Keep in mind though, that this book is not written by de Monfreid. This is not "Hashish" (authored solely by de Monfreid, and currently in print with Penguin Classics), though many of the incidents related in this book, occur in de Monfreid's own. Ida Treat seems to be the principle author, and this book is based on a series of conversations she had with de Monfreid. She is a clean and concise author. Her prose escapes the overwrought nature of many of her contemporaries. I would be very interested to know what the full nature of her relationship with de Monfreid was, as she seems to be somewhat of a kindred spirit.
...of special interest to Lawrence scholars, de Monfreid makes note of an English officer stirring up the tribes of the Arabian peninsula and competing with his gun running trade...could it have been...?
In sum, this is a wild, heady book of vanished world. If you enjoy maritime writing and are familiar with sailing terminology, you'll find this book thoroughly enjoyable. As with most maritime literature, his battles with the sea, rivals his challenges with human opponents.

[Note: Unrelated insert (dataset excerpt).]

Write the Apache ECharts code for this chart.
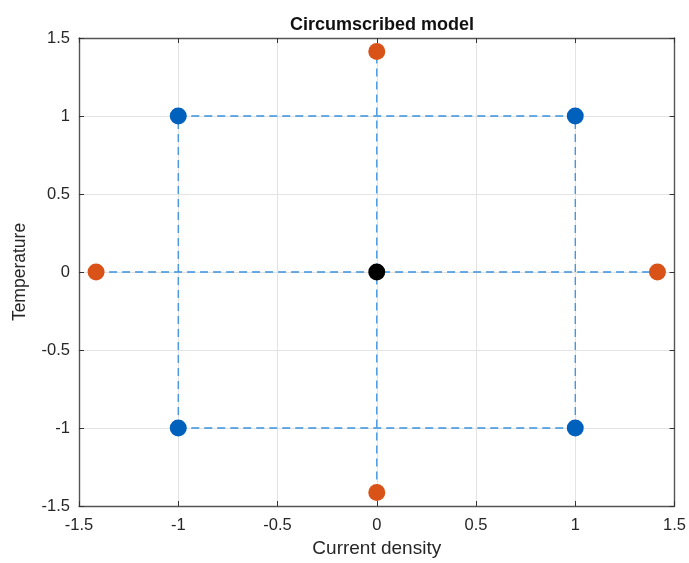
<!DOCTYPE html>
<html><head><meta charset="utf-8">
<script src="https://cdn.jsdelivr.net/npm/echarts@6/dist/echarts.min.js"></script>
<style>html,body{margin:0;padding:0;background:#fff}#c{width:689px;height:563px}</style>
</head><body><div id="c"></div>
<script>
const ticks = [-1.5, -1, -0.5, 0, 0.5, 1, 1.5];
const factorialX = [-1, 1, -1, 1];
const factorialY = [-1, -1, 1, 1];
const axialX = [-1.414, 1.414, 0, 0];
const axialY = [0, 0, -1.414, 1.414];
const centerX = [0];
const centerY = [0];
// dashed connecting segments [x1, y1, x2, y2]
const segX1 = [-1, -1, -1.414, -1, 1, 0];
const segY1 = [1, -1, 0, -1, -1, -1.414];
const segX2 = [1, 1, 1.414, -1, 1, 0];
const segY2 = [1, -1, 0, 1, 1, 1.414];

const zip = (a, b) => a.map((v, i) => [v, b[i]]);
const font = 'Liberation Sans, Arial, sans-serif';
const lineSeries = segX1.map((x, i) => ({
  type: 'line', data: [[x, segY1[i]], [segX2[i], segY2[i]]],
  symbol: 'none', silent: true, z: 1,
  lineStyle: { color: '#3a92de', width: 1.3, type: [8, 5] }
}));
const tickFmt = v => String(v);
const baseAxis = {
  type: 'value', min: ticks[0], max: ticks[ticks.length - 1], interval: 0.5,
  axisLine: { show: true, onZero: false, lineStyle: { color: '#555', width: 1.4 } },
  axisTick: { show: true, inside: true, length: 5, lineStyle: { color: '#333' } },
  splitLine: { show: true, lineStyle: { color: '#e3e3e3', width: 1 } },
  axisLabel: { color: '#262626', fontSize: 16.5, fontFamily: font, formatter: tickFmt }
};
const chart = echarts.init(document.getElementById('c'));
chart.setOption({
  animation: false,
  title: { text: 'Circumscribed model', left: 377, top: 11, textAlign: 'center',
    textStyle: { fontSize: 18, fontWeight: 'bold', color: '#111', fontFamily: font } },
  grid: { left: 79, right: 14, top: 38, bottom: 55 },
  xAxis: [
    Object.assign({}, baseAxis, { position: 'bottom', name: 'Current density', nameLocation: 'middle', nameGap: 33,
      nameTextStyle: { fontSize: 19, color: '#262626', fontFamily: font },
      axisLabel: Object.assign({}, baseAxis.axisLabel, { margin: 11 }) }),
    Object.assign({}, baseAxis, { position: 'top', splitLine: { show: false }, axisLabel: { show: false } })
  ],
  yAxis: [
    Object.assign({}, baseAxis, { position: 'left', name: 'Temperature', nameLocation: 'middle', nameGap: 50,
      nameTextStyle: { fontSize: 17.5, color: '#262626', fontFamily: font },
      axisLabel: Object.assign({}, baseAxis.axisLabel, { margin: 9 }) }),
    Object.assign({}, baseAxis, { position: 'right', splitLine: { show: false }, axisLabel: { show: false } })
  ],
  series: lineSeries.concat([
    { type: 'scatter', data: zip(factorialX, factorialY), symbolSize: 17, z: 3,
      itemStyle: { color: '#0061bd', opacity: 1 } },
    { type: 'scatter', data: zip(axialX, axialY), symbolSize: 17, z: 3,
      itemStyle: { color: '#d95319', opacity: 1 } },
    { type: 'scatter', data: zip(centerX, centerY), symbolSize: 17, z: 3,
      itemStyle: { color: '#000', opacity: 1 } }
  ])
});
</script></body></html>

I didn't want this one to end. Fortunately, I can finally re-read a clean copy of "Hashish".
Like a Tintin, or Indiana Jones, of days long lost Henri de Monfreid is a traveler through time and space. Our existence, the madness of it all. These escapades resemble the wild stories of my youth when I enjoyed getting on any train leading away. Not anywhere in particular, just away. Towards adventure, uncertain tomorrows. To whichever passage was not yet written. Long before the dreary present nothingness had ensued. Read it to escape to a reality worth living.